アメリカ景気後退に伴い米株価下落と円高のダブルパンチで下がる可能性について記載していきます。
この記事に書いてあること。
- ドル円:日米利回り差と貿易収支により動く
- 株価:SP500はドル建てだと-24.5%、円建てだと-17.3%
- エネルギー価格:エネルギー価格と景気後退の関係性
エネルギー価格下落と貿易赤字解消による円高要因
ドル円について
直近のドル円動き
直近のドル円は円安に振れ、22年3月初めは115円でしたが、6月19日現在は134.8円とわずか3か月で約20円も上昇しています。
為替のファンダメンタル的要因
ドル円のファンダメンタルとして代表的な
①日米金利差
②貿易収支
が挙げられると思います。
日米金利差
直近のドル円の動きは下記図のように日米2年債利回り差とリンクしています。
また、FRBは6月のFOMCで0.75%の利上げを決定しており、7月FOMCでも0.5%~0.75%の利上げを示唆しています。
しかし、日銀は金融緩和継続を決定しており、国債の指値オペを継続し金利を0.25%に抑えています。
こうした金融政策の違いから日米金利差の拡大につられるようにドル円も円安方向に動いています。
貿易収支
2つ目のファンダメンタル要因の貿易収支です。
貿易収支とはその国の輸出額から輸入額を差し引いた金額の事を表します。
一般的な考え方としては、貿易黒字が増えると、受け取る外貨が増え、外貨を円転するため、円買いの需要が増えて円高になりやすい傾向にあります。
逆に貿易赤字の場合、円を支払いのため外貨にするため、円売りの需要が増えて円安になりやすい傾向にあります。
直近の日本貿易収支は下記の通りとなっています。
直近のエネルギー価格高騰と円安が急激に進んだ事により貿易赤字が21年8月から続いています。
※22年5月の輸入価格増加項目
・原油:+147.2%(対前年比)
・石炭:+267.7%(対前年比)
・LNG:+154.7%(対前年比)
この貿易赤字も最近の円安要因の一つと言えると思われます。
アメリカ株価について
下記チャートの通りアメリカS&P500指数は直近高値から-24.5%の下落を記録しました。

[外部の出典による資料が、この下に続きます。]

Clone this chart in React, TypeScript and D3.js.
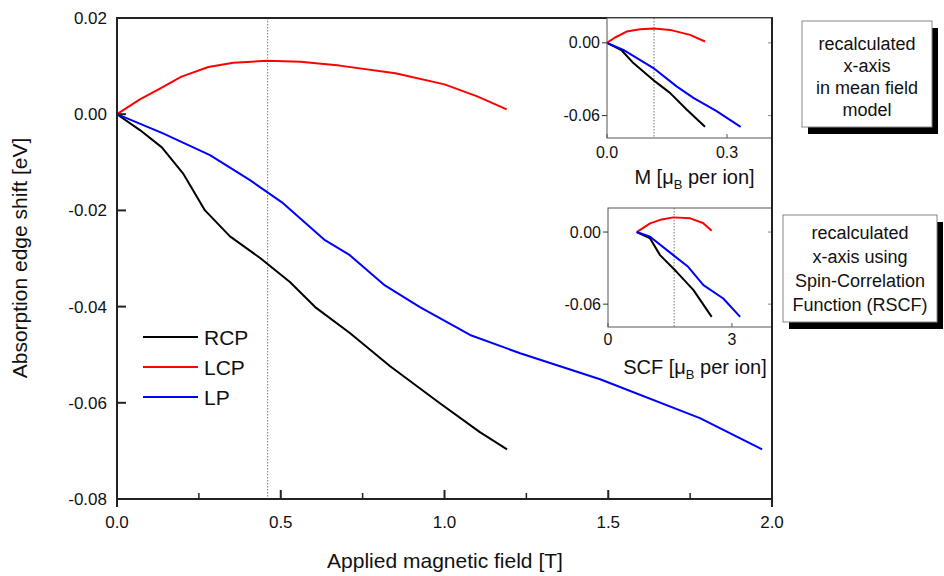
import React from "react";
import * as d3 from "d3";

// ---------- data ----------
// Main plot: applied field B [T] vs absorption edge shift [eV]
const rcpB = [0, 0.07, 0.137, 0.2015, 0.2687, 0.345, 0.437, 0.528, 0.605, 0.711, 0.834, 0.986, 1.108, 1.191];
const rcpV = [0, -0.0033, -0.0069, -0.0123, -0.02, -0.0254, -0.0299, -0.0349, -0.0401, -0.0455, -0.0524, -0.0601, -0.0661, -0.0697];
const lcpB = [0, 0.07, 0.131, 0.197, 0.279, 0.355, 0.457, 0.56, 0.68, 0.85, 1.0, 1.1, 1.19];
const lcpV = [0, 0.0031, 0.0053, 0.0078, 0.0098, 0.0107, 0.0111, 0.0109, 0.0101, 0.0085, 0.0062, 0.0037, 0.001];
const lpB = [0, 0.1405, 0.284, 0.406, 0.507, 0.635, 0.711, 0.818, 0.925, 1.078, 1.231, 1.475, 1.78, 1.97];
const lpV = [0, -0.004, -0.0085, -0.0137, -0.0185, -0.0262, -0.0293, -0.0356, -0.0401, -0.0459, -0.0497, -0.0551, -0.0632, -0.0697];

// Inset 1: M [muB per ion]
const rcpM = [0, 0.037, 0.066, 0.12, 0.1575, 0.199, 0.245];
const rcpMV = [0, -0.0063, -0.0167, -0.0318, -0.0413, -0.055, -0.0693];
const lcpM = [0, 0.02, 0.049, 0.0825, 0.118, 0.1575, 0.2075, 0.245];
const lcpMV = [0, 0.0044, 0.0093, 0.0113, 0.0118, 0.0107, 0.0066, 0.0011];
const lpM = [0, 0.041, 0.116, 0.174, 0.216, 0.274, 0.334];
const lpMV = [0, -0.0058, -0.0208, -0.0359, -0.0454, -0.0564, -0.0693];

// Inset 2: SCF [muB per ion]
const rcpS = [0.695, 1.02, 1.26, 1.66, 2.07, 2.51];
const rcpSV = [0, -0.0053, -0.0192, -0.0331, -0.0483, -0.0706];
const lcpS = [0.695, 1.02, 1.3, 1.58, 1.99, 2.3, 2.51];
const lcpSV = [0, 0.0072, 0.0105, 0.0122, 0.0114, 0.0075, 0.0011];
const lpS = [0.695, 1.02, 1.58, 1.94, 2.31, 2.79, 3.2];
const lpSV = [0, -0.0039, -0.0192, -0.0289, -0.0442, -0.0553, -0.0706];

const markerB = 0.46;
const markerM = 0.1175;
const markerS = 1.6;

const seriesNames = ["RCP", "LCP", "LP"];
const seriesColors = ["#000000", "#ff0000", "#0000ff"];

const mainXTicks = [0, 0.5, 1.0, 1.5, 2.0];
const mainXMinor = [0.25, 0.75, 1.25, 1.75];
const mainYTicks = [0.02, 0.0, -0.02, -0.04, -0.06, -0.08];
const inset1XTicks = [0, 0.3];
const inset2XTicks = [0, 3];
const insetYTicks = [0, -0.06];

const box1Lines = ["recalculated", "x-axis", "in mean field", "model"];
const box2Lines = ["recalculated", "x-axis using", "Spin-Correlation", "Function (RSCF)"];

const FONT = "'Liberation Sans', Arial, Helvetica, sans-serif";

function zip(xs: number[], ys: number[]): [number, number][] {
  return xs.map((x, i) => [x, ys[i]] as [number, number]);
}

export default function App() {
  const W = 944, H = 576;
  // main scales
  const x = d3.scaleLinear().domain([0, 2]).range([117, 772]);
  const y = d3.scaleLinear().domain([-0.08, 0.02]).range([499, 18]);
  // inset 1
  const x1 = d3.scaleLinear().domain([0, 0.4125]).range([607, 772]);
  const y1 = d3.scaleLinear().domain([-0.0785, 0.0205]).range([138, 18]);
  // inset 2
  const x2 = d3.scaleLinear().domain([0, 3.97]).range([608, 772]);
  const y2 = d3.scaleLinear().domain([-0.079, 0.02]).range([327, 208]);

  const mainData = [zip(rcpB, rcpV), zip(lcpB, lcpV), zip(lpB, lpV)];
  const in1Data = [zip(rcpM, rcpMV), zip(lcpM, lcpMV), zip(lpM, lpMV)];
  const in2Data = [zip(rcpS, rcpSV), zip(lcpS, lcpSV), zip(lpS, lpSV)];

  const lineMain = d3.line<[number, number]>().x(d => x(d[0])).y(d => y(d[1])).curve(d3.curveLinear);
  const line1 = d3.line<[number, number]>().x(d => x1(d[0])).y(d => y1(d[1])).curve(d3.curveLinear);
  const line2 = d3.line<[number, number]>().x(d => x2(d[0])).y(d => y2(d[1])).curve(d3.curveLinear);

  const renderInset = (
    xs: d3.ScaleLinear<number, number>,
    ys: d3.ScaleLinear<number, number>,
    data: [number, number][][],
    lineGen: d3.Line<[number, number]>,
    marker: number,
    xTicks: number[],
    xFmt: (v: number) => string,
    labelMain: string,
    labelY: number,
    tickLabelY: number
  ) => {
    const [l, r] = xs.range();
    const [b, t] = ys.range();
    return (
      <g>
        <rect x={l} y={t} width={r - l} height={b - t} fill="#fff" stroke="none" />
        <line x1={xs(marker)} x2={xs(marker)} y1={t} y2={b} stroke="#777" strokeWidth={1} strokeDasharray="1.5,1.5" />
        {data.map((d, i) => (
          <path key={i} d={lineGen(d) || ""} fill="none" stroke={seriesColors[i]} strokeWidth={2} strokeLinejoin="round" />
        ))}
        <rect x={l} y={t} width={r - l} height={b - t} fill="none" stroke="#555" strokeWidth={1} />
        {insetYTicks.map((v, i) => (
          <g key={i}>
            <line x1={l - 5} x2={l} y1={ys(v)} y2={ys(v)} stroke="#333" strokeWidth={1} />
            <line x1={r - 4} x2={r} y1={ys(v)} y2={ys(v)} stroke="#888" strokeWidth={1} />
            <text x={l - 7} y={ys(v)} dy="0.35em" textAnchor="end" fontSize={16} fontFamily={FONT} fill="#111">
              {d3.format(".2f")(v).replace("−", "-")}
            </text>
          </g>
        ))}
        {xTicks.map((v, i) => (
          <g key={i}>
            <line x1={xs(v)} x2={xs(v)} y1={b} y2={b - 4} stroke="#555" strokeWidth={1} />
            <text x={xs(v)} y={tickLabelY} textAnchor="middle" fontSize={16} fontFamily={FONT} fill="#111">
              {xFmt(v)}
            </text>
          </g>
        ))}
        <text x={(l + r) / 2 + 5} y={labelY} textAnchor="middle" fontSize={20} fontFamily={FONT} fill="#111">
          {labelMain} [μ<tspan fontSize={13} dy={5}>B</tspan>
          <tspan dy={-5}> per ion]</tspan>
        </text>
      </g>
    );
  };

  const renderBox = (lines: string[], left: number, top: number, right: number, bottom: number, baseline0: number, step: number) => (
    <g>
      <rect x={left + 6} y={top + 7} width={right - left} height={bottom - top} fill="#000" />
      <rect x={left} y={top} width={right - left} height={bottom - top} fill="#fff" stroke="#888" strokeWidth={1} />
      {lines.map((s, i) => (
        <text key={i} x={(left + right) / 2} y={baseline0 + i * step} textAnchor="middle" fontSize={18} fontFamily={FONT} fill="#111">
          {s}
        </text>
      ))}
    </g>
  );

  return (
    <svg width={W} height={H} style={{ position: "absolute", left: 0, top: 0, background: "#fff" }}>
      <rect x={0} y={0} width={W} height={H} fill="#fff" />
      {/* marker line */}
      <line x1={x(markerB)} x2={x(markerB)} y1={18} y2={499} stroke="#777" strokeWidth={1} strokeDasharray="1.5,1.5" />
      {/* main curves */}
      {mainData.map((d, i) => (
        <path key={i} d={lineMain(d) || ""} fill="none" stroke={seriesColors[i]} strokeWidth={2} strokeLinejoin="round" />
      ))}
      {/* main frame */}
      <rect x={117} y={18} width={772 - 117} height={499 - 18} fill="none" stroke="#222" strokeWidth={2} />
      <line x1={117} x2={117} y1={499} y2={507} stroke="#222" strokeWidth={2} />
      <line x1={772} x2={772} y1={499} y2={507} stroke="#222" strokeWidth={2} />
      {/* y ticks */}
      {mainYTicks.map((v, i) => (
        <g key={i}>
          <line x1={117} x2={126} y1={y(v)} y2={y(v)} stroke="#222" strokeWidth={2} />
          <text x={107} y={y(v)} dy="0.35em" textAnchor="end" fontSize={17} fontFamily={FONT} fill="#111">
            {d3.format(".2f")(v).replace("−", "-")}
          </text>
        </g>
      ))}
      {/* x ticks */}
      {mainXTicks.map((v, i) => (
        <g key={i}>
          <line x1={x(v)} x2={x(v)} y1={499} y2={490} stroke="#222" strokeWidth={2} />
          <text x={x(v)} y={528} textAnchor="middle" fontSize={17} fontFamily={FONT} fill="#111">
            {d3.format(".1f")(v)}
          </text>
        </g>
      ))}
      {mainXMinor.map((v, i) => (
        <line key={i} x1={x(v)} x2={x(v)} y1={499} y2={493} stroke="#222" strokeWidth={1.5} />
      ))}
      {/* axis titles */}
      <text x={445} y={568} textAnchor="middle" fontSize={21} fontFamily={FONT} fill="#111">
        Applied magnetic field [T]
      </text>
      <text transform={`translate(27,${258}) rotate(-90)`} textAnchor="middle" fontSize={21} fontFamily={FONT} fill="#111">
        Absorption edge shift [eV]
      </text>
      {/* legend */}
      {seriesNames.map((n, i) => (
        <g key={n}>
          <line x1={143} x2={198} y1={337 + i * 30} y2={337 + i * 30} stroke={seriesColors[i]} strokeWidth={2} />
          <text x={204} y={337 + i * 30} dy="0.36em" fontSize={21} fontFamily={FONT} fill="#111">
            {n}
          </text>
        </g>
      ))}
      {/* insets */}
      {renderInset(x1, y1, in1Data, line1, markerM, inset1XTicks, d3.format(".1f"), "M", 184, 158)}
      {renderInset(x2, y2, in2Data, line2, markerS, inset2XTicks, d3.format("d"), "SCF", 374, 345)}
      {/* right frame line passing insets */}
      <line x1={772} x2={772} y1={18} y2={499} stroke="#222" strokeWidth={2} />
      {/* boxes */}
      {renderBox(box1Lines, 802, 21, 932, 127, 50, 22)}
      {renderBox(box2Lines, 783, 215, 937, 322, 239, 24)}
    </svg>
  );
}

※チャートはS&P500に連動するETF VOOとなります。
これにより弱気相場入りとされる-20%を下回った状態となります。
FRBによる金融引き締め、景気後退懸念等の材料により年初来より弱い展開が続いています。
しかし、日本人にとっては円安の影響もあり、円建てで見ると少し景色が変わってきます。
※下記チャートはVOOの円建てチャートとなります。
円安の効果もあり、直近高値から-17.3%となっています。
そのため、実際報道されている数値よりもダメージは少ないのが実状です。
とはいえ、アメリカ株が年初より弱い展開を見せており、今後も更なる下落への懸念がある事も事実です。
その理由としてFRBの金融引き締めにより需要が減少し、景気後退に入るのではないかというのが現在市場で一番の注目点であると考えています。
実際にフィラデルフィア連銀製造業景況指数は予想+5.9に対し結果-3.3と弱い数値が発表されました。
また、NY連銀製造業景気指数は予想3.1に対し結果-1.2と景気指数関係が弱くなって来ています。
こうした状況を受け市場は景気後退の可能性を懸念しているのです。
景気後退が株安と円高をもたらす可能性
景気後退とエネルギー価格
アメリカでは全米ガソリン平均価格が5ドルを突破しニュースとなっています。
アメリカは車社会のためガソリン価格の上昇は家計への打撃が大きいのです。
そのため、ガソリン価格の上昇は家計を圧迫し他の消費を抑える効果があります。
下記グラフは前回の景気後退時(リーマンショック時)のガソリン価格の推移です。
オレンジの部分が全米経済研究所によるリセッションの時期となります。
リセッションに入り一時的に上昇したガソリン価格は景気後退と共に需要が減少し、その後急落しています。
エネルギー価格下落がもたらす円高
上記のように景気後退と共にガソリン等のエネルギー需要が減少し、価格が下落する傾向があります。
そして、現在日本の貿易赤字はエネルギー価格の急騰による部分が大きいです。
そのため、エネルギー価格の下落は日本の貿易赤字を解消し、円高の要因となる可能性があります。
また、景気後退によりアメリカ株等が下落し、アメリカ市場から資金が流出することにより、ドルの価値が下落し円高になるストーリも考えられます。
以上の2点により景気後退時は米株価下落と円高により日本の投資家はダブルパンチを受ける可能性があります。
今回は景気後退による株価下落と円高のダブルパンチについて記載してきました。
また次回もよろしくお願いします。